▸ **The task**:
Using the data beneath, show every line that includes the word "with".

▸ **Data block**:
----
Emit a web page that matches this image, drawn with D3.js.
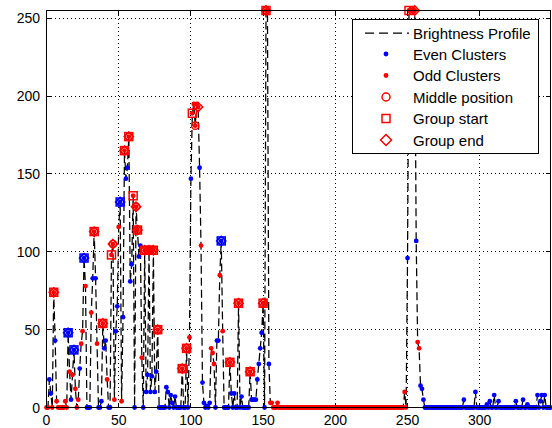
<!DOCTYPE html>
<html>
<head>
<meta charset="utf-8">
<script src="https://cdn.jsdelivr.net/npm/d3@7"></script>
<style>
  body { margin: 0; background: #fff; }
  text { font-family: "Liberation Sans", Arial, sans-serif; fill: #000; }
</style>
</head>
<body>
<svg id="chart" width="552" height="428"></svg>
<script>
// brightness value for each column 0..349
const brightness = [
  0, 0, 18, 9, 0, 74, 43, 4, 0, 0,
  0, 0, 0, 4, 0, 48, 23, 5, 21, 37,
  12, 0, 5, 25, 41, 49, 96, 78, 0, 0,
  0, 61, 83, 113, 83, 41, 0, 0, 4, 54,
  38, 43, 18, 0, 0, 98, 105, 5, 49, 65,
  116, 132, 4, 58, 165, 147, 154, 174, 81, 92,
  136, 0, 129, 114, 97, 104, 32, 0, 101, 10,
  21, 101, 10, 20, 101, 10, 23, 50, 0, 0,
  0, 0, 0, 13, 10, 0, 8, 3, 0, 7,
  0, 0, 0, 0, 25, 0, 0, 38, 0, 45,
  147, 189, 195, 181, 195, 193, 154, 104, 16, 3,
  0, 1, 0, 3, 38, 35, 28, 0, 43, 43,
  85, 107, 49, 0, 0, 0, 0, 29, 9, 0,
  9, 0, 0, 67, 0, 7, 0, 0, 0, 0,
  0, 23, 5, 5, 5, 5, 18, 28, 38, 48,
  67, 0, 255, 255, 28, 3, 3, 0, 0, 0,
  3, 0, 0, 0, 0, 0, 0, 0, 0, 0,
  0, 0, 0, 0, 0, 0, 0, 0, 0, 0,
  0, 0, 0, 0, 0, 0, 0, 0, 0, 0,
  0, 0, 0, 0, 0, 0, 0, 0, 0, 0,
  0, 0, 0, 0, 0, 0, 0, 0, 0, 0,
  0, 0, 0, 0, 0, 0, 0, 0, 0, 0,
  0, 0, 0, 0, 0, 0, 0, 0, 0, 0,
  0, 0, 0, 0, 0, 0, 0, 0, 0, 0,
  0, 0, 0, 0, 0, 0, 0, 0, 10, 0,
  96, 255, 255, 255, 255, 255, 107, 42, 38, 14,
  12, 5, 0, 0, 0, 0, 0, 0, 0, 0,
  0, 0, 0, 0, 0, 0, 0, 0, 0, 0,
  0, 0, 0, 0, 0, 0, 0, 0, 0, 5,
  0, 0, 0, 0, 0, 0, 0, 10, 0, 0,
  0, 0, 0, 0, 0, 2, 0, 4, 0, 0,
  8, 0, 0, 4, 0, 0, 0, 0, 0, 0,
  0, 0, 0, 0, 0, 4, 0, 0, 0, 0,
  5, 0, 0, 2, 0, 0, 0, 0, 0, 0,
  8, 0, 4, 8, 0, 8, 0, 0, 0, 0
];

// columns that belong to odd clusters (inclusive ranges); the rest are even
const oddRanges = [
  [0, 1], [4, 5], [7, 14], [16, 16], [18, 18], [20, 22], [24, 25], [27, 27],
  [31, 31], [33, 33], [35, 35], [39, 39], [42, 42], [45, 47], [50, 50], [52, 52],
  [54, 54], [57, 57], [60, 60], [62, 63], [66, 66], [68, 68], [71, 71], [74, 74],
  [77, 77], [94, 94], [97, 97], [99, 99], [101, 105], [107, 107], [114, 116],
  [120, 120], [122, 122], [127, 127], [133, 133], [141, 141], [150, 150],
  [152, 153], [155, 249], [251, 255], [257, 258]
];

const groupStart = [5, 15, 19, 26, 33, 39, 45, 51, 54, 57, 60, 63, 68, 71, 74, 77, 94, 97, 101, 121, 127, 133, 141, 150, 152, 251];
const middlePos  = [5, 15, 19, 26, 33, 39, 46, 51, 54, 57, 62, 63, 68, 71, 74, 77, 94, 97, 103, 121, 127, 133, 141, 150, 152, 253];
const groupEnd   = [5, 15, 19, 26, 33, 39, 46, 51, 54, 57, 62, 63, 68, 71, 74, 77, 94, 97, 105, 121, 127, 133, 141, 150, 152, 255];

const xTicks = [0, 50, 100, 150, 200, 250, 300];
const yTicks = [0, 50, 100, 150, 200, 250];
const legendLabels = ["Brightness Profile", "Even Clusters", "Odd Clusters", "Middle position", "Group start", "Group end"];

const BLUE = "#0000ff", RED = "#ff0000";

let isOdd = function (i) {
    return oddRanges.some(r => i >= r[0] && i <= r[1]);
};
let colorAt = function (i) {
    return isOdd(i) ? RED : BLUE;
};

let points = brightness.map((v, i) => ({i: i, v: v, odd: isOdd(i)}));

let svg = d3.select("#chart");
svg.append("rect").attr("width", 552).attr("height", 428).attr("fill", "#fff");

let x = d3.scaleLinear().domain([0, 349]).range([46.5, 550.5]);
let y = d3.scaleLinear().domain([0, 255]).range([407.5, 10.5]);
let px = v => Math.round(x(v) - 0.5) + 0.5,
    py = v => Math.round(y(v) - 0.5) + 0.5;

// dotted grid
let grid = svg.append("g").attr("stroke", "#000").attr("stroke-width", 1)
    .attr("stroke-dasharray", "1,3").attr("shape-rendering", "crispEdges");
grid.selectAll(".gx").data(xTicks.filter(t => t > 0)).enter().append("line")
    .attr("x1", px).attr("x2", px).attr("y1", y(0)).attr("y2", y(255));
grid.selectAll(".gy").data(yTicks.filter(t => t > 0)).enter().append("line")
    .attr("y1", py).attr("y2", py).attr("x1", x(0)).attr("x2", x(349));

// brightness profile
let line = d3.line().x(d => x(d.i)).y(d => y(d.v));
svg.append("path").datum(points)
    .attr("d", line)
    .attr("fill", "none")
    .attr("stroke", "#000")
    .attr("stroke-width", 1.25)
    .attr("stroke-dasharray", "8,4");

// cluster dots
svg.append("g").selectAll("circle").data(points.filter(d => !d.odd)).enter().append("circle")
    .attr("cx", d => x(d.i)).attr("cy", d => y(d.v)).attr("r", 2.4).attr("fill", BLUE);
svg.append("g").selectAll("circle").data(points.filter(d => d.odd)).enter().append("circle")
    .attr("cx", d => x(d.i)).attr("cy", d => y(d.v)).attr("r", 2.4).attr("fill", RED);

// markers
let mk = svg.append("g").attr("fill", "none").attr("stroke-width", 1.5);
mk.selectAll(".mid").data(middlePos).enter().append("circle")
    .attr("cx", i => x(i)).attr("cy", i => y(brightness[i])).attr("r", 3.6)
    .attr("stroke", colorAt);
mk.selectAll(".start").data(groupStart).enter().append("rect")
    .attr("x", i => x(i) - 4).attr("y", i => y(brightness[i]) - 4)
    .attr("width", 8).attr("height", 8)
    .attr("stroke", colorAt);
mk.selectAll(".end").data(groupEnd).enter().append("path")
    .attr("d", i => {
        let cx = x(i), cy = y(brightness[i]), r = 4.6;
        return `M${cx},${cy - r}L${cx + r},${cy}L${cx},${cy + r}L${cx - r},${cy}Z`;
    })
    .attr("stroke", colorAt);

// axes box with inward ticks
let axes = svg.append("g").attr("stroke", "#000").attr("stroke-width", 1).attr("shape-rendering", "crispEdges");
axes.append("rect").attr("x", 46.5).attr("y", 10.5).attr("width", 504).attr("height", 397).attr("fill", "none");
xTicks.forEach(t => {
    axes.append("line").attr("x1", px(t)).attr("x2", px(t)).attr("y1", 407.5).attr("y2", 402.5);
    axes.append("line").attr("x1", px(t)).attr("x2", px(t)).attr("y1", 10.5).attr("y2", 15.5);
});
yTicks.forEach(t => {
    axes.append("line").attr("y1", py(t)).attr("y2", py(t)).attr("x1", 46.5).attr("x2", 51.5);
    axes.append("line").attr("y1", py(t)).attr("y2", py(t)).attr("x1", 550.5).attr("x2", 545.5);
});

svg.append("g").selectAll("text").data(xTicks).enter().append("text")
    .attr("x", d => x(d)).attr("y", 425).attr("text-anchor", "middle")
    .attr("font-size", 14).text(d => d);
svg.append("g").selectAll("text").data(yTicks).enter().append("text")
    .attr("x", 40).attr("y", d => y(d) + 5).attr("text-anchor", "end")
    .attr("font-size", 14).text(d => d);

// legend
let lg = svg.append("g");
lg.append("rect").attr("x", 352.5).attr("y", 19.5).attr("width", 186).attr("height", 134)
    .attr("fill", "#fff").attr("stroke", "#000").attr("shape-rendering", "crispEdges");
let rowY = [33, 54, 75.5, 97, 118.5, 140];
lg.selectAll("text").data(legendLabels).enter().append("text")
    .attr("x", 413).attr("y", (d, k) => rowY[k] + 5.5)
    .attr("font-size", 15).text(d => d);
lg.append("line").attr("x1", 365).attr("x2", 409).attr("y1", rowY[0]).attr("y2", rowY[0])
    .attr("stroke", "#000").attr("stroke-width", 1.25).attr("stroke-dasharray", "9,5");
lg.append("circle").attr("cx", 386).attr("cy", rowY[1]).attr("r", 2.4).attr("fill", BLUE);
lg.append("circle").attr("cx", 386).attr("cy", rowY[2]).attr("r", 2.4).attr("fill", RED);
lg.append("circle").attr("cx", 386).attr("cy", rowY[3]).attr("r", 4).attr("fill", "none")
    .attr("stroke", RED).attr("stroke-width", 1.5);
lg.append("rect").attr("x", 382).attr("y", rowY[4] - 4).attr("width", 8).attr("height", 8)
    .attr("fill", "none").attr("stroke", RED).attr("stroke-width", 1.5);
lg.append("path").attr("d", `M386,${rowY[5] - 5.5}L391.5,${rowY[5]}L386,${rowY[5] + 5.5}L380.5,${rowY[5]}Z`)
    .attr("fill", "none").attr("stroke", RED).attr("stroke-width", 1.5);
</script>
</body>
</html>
----
▸ **Complete response**:
Emit a web page that matches this image, drawn with D3.js.
// axes box with inward ticks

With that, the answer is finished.